Por conta desta forma
de pensar, aproveitei a invisibilidade perceptível de meu pai para amenizar o
mal estar de comemorar o dia dos pais em
sua ausência. Sei que pode parecer bobagem ou loucura, mas reservei três
lugares para almoçar no restaurante: um para mim, um para meu filho e outro
para meu pai, que estaria ali sentado, só que não o enxergaríamos. Poderíamos
conversar, contar coisas que aconteceram ao longo deste ano, pedir desculpas,
conselhos, favores...
Marcamos o encontro
para as 13:30 h no restaurante. Quase 14 horas e meu filho não aparecia.

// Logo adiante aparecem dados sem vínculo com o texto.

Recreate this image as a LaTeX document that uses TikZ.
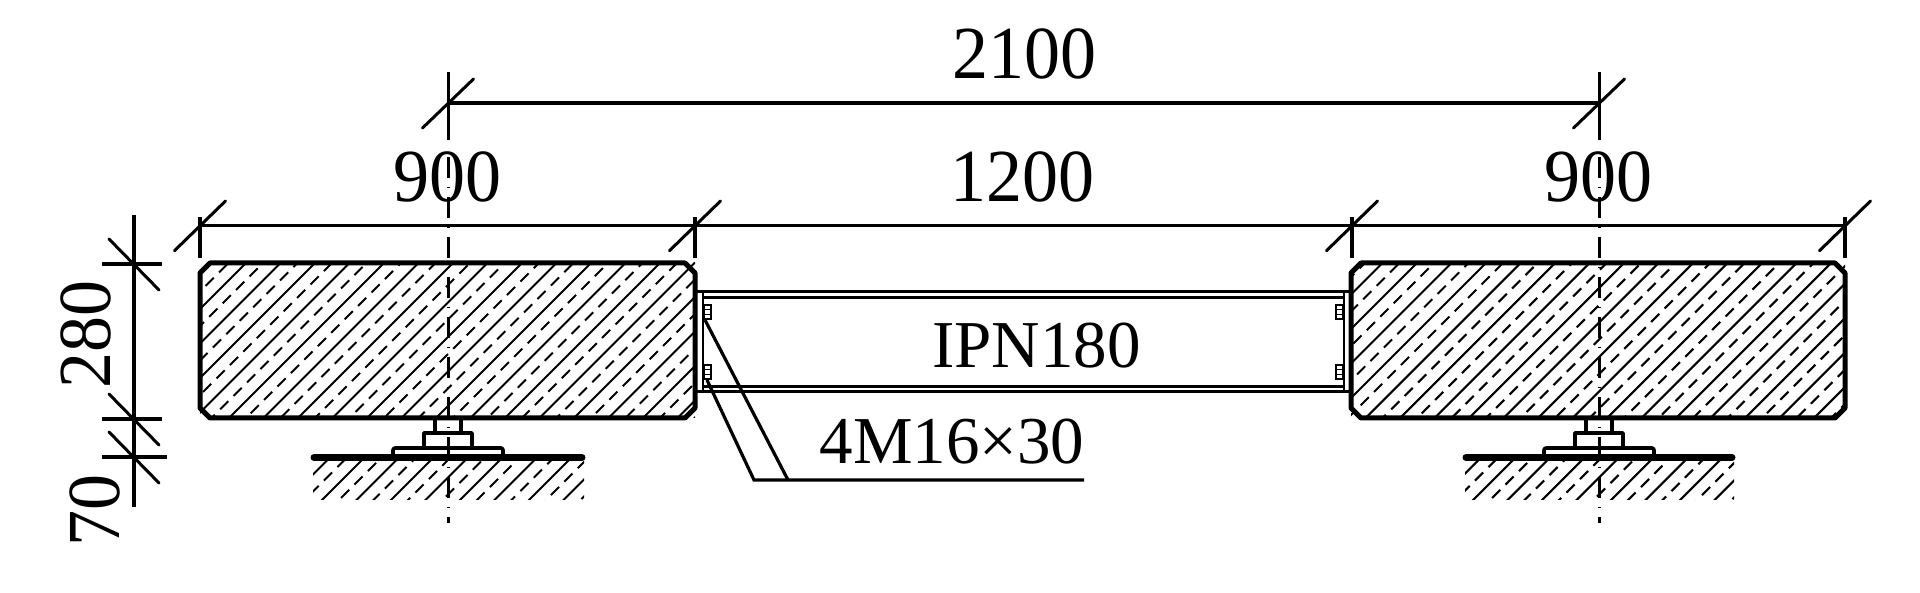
\documentclass[tikz,border=0pt]{standalone}
\usepackage{fontspec}
\setmainfont{Liberation Serif}
\newcommand{\dimfont}{\fontsize{72}{72}\selectfont}
\newcommand{\lblfont}{\fontsize{67}{67}\selectfont}
\newcommand{\dimstr}[1]{\scalebox{1}[1.04]{#1}}
\tikzset{
  outline/.style={line width=5pt,line join=round},
  detail/.style={line width=3.6pt,line join=round},
  dimline/.style={line width=3.2pt},
  slash/.style={line width=3pt,line cap=round},
  hatchsolid/.style={line width=2.1pt},
  hatchdash/.style={line width=2.1pt,dash pattern=on 11.5pt off 7.5pt,dash phase={mod(6.85+5.66*#1+1900,19)}},
  centre/.style={line width=3pt,dash pattern=on 21pt off 9pt on 1pt off 9pt},
  centrelong/.style={line width=3pt},
  groundline/.style={line width=7pt,line cap=round},
  beamline/.style={line width=3pt},
  thin detail/.style={line width=2pt},
  dimtext/.style={font=\dimfont,inner sep=0pt,anchor=base},
  lbltext/.style={font=\lblfont,inner sep=0pt,anchor=base}
}
\begin{document}
\begin{tikzpicture}[x=1pt,y=-1pt]
\useasboundingbox (0,0) rectangle (1920,593);
\fill[white] (0,0) rectangle (1920,593);
% hatching of the blocks and the ground
\begin{scope}
\clip (200,263) rectangle (695,418);
\foreach \k in {-2,...,18}{
  \draw[hatchsolid] ({509+34.5*\k-500},500) -- ({509+34.5*\k-200},200);
  \draw[hatchdash=\k] ({526+34.5*\k-500},500) -- ({526+34.5*\k-200},200);
}
\end{scope}
\begin{scope}
\clip (1351,263) rectangle (1845,418);
\foreach \k in {-2,...,18}{
  \draw[hatchsolid] ({1680+34.5*\k-500},500) -- ({1680+34.5*\k-200},200);
  \draw[hatchdash=\k] ({1697+34.5*\k-500},500) -- ({1697+34.5*\k-200},200);
}
\end{scope}
\begin{scope}
\clip (313,460) rectangle (584,499);
\foreach \k in {-2,...,10}{
  \draw[hatchsolid] ({822+34.5*\k-520},520) -- ({822+34.5*\k-440},440);
  \draw[hatchdash=\k] ({839+34.5*\k-520},520) -- ({839+34.5*\k-440},440);
}
\end{scope}
\begin{scope}
\clip (1465,460) rectangle (1734,499);
\foreach \k in {-2,...,10}{
  \draw[hatchsolid] ({1973+34.5*\k-520},520) -- ({1973+34.5*\k-440},440);
  \draw[hatchdash=\k] ({1990+34.5*\k-520},520) -- ({1990+34.5*\k-440},440);
}
\end{scope}
% blocks
\draw[outline] (210,263) -- (685,263) -- (695,273) -- (695,408) -- (685,418) -- (210,418) -- (200,408) -- (200,273) -- cycle;
\draw[outline] (1361,263) -- (1835,263) -- (1845,273) -- (1845,408) -- (1835,418) -- (1361,418) -- (1351,408) -- (1351,273) -- cycle;
% supports
\foreach \c/\gl/\gr in {448/314/582,1599/1466/1732}{
  \draw[detail] ({\c-13},418) -- ({\c-13},432);
  \draw[detail] ({\c+13},418) -- ({\c+13},432);
  \draw[detail] ({\c-24},448) -- ({\c-24},433) -- ({\c+24},433) -- ({\c+24},448);
  \draw[detail,rounded corners=2pt] ({\c-55},457) -- ({\c-55},448) -- ({\c+55},448) -- ({\c+55},457);
  \draw[groundline] (\gl,457.5) -- (\gr,457.5);
}
% beam
\draw[beamline] (697,292) -- (1351,292);
\draw[beamline] (703,297.5) -- (1343,297.5);
\draw[beamline] (703,387) -- (1343,387);
\draw[beamline] (697,392) -- (1351,392);
\draw[thin detail] (703,292) -- (703,392);
\draw[thin detail] (1343.5,292) -- (1343.5,392);
% bolts
\foreach \ya in {305,365}{
  \draw[thin detail] (704,\ya) rectangle (711,{\ya+14.5});
  \draw[line width=1pt] (704,{\ya+4.5}) -- (711,{\ya+4.5}) (704,{\ya+10}) -- (711,{\ya+10});
  \draw[thin detail] (1336,\ya) rectangle (1343,{\ya+14.5});
  \draw[line width=1pt] (1336,{\ya+4.5}) -- (1343,{\ya+4.5}) (1336,{\ya+10}) -- (1343,{\ya+10});
}
% leader
\coordinate (la) at (705,320);
\coordinate (lb) at (707,380);
\coordinate (lc) at (788,480);
\coordinate (ld) at (754,480);
\coordinate (le) at (1084,480);
\draw[dimline] (la) -- (lc);
\draw[dimline] (lb) -- (ld) -- (le);
% horizontal dimensions
\draw[dimline] (448,103) -- (1599,103);
\draw[dimline] (200,225.5) -- (1846,225.5);
\foreach \x in {200,695,1352,1845}{
  \draw[dimline] (\x,217) -- (\x,258);
  \draw[slash] ({\x-25.5},250.7) -- ({\x+25.5},201);
}
\foreach \x in {448,1599}{
  \draw[slash] ({\x-25.5},128) -- ({\x+25.5},79);
}
% vertical dimensions
\draw[dimline] (134,215) -- (134,507);
\foreach \y/\r in {264/162,419/162,457/167}{
  \draw[dimline] (102,\y) -- (\r,\y);
  \draw[slash] (109,{\y-25}) -- (159,{\y+26});
}
% centre lines
\foreach \c in {448,1599}{
  \draw[centrelong] (\c,72) -- (\c,140);
  \draw[centre] (\c,157) -- (\c,523);
}
% texts
\node[dimtext] (t2100) at (1024,79) {\dimstr{2100}};
\node[dimtext] (t900a) at (447.5,202) {\dimstr{900}};
\node[dimtext] (t1200) at (1022,202) {\dimstr{1200}};
\node[dimtext] (t900b) at (1598,202) {\dimstr{900}};
\node[dimtext,rotate=90] (t280) at (110,334.5) {\dimstr{280}};
\node[dimtext,rotate=90] (t70) at (119,510) {\dimstr{70}};
\node[lbltext] (tipn) at (1036.5,368) {IPN180};
\node[lbltext] (tm) at (952,463) {4M16×30};
\end{tikzpicture}
\end{document}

Preocupado, liguei para ele, que me respondeu estar atrasado e com demora
prevista para mais uns quarenta minutos. Por alguns instantes fiquei chateado,
famílias comemorando, se divertindo, e eu, solitário, em uma mesa com dois
lugares vazios. Não sabia se passava uma descompostura em meu filho pela desconsideração,
ou fazia de conta que nada havia acontecido.
Durou pouco o
aborrecimento. Chamei o garçom, pedi uma cerveja para mim, um refrigerante para
meu pai e me pus a conversar com ele. Não havia planejado nada, mas a situação
criada pelo atraso me deu a oportunidade de resgatar um diálogo interrompido.
Às vezes, cuidamos de
um ente querido, ficamos a seu lado, conversamos, choramos, sorrimos, nos
abraçamos, despedimos, mas não conseguimos expressar o mais importante. Por
algum motivo, aquilo que gostaríamos de falar fica trancado e não consegue ser
dito. Aquela ocasião, dia dos pais, burburinho das pessoas, pratos desfilando,
havia se transformado na hora certa e no momento exato. Não iria perder esta
chance.
Apesar de saber da
gravidade e do avanço inexorável da doença, meu pai resistiu com todas suas
forças a nos deixar. Temia pela segurança da família em sua falta. Sempre fora o provedor, cuidador, acolhedor,
conselheiro, pai, avô, amigo e lhe era difícil imaginar esposa, filhos e netos
sem sua guarda. Quase sem energia para falar, comer ou respirar, ainda assim,
preocupava-se com todos. Era ele quem zelava por suas cuidadoras, e não o
contrário.
Pensei várias vezes em
lhe tirar esta responsabilidade, dizendo que ficasse tranqüilo e partisse em paz,
pois cuidaríamos uns dos outros na sua privação. Mas não tive forças, faltou
coragem ou até mesmo lucidez. Receava
ser mal interpretado ou magoá-lo. Fiquei
com esta fala engasgada, ele foi embora e não consegui dizer.
Um ano depois, sentados
só os dois em uma mesa de restaurante, consegui dizer aquilo que talvez ele
estivesse esperando há 12 meses para partir em paz. Um atraso de 365 dias de
minha parte, uma espera de um ano da parte dele.
Quando meu filho
finalmente chegou ao restaurante, com apenas sessenta minutos de atraso, e com aquela cara de
apressado/desculpa/aprovação, você acha que lhe passei uma descompostura ou um
forte abraço? E quem estava sorrindo e feliz nos observando em sua
invisibilidade?
*Ildo Meyer
Médico. Escritor. Filósofo Clínico. Autor de 'Visita de Médico' pela Editora Vozes.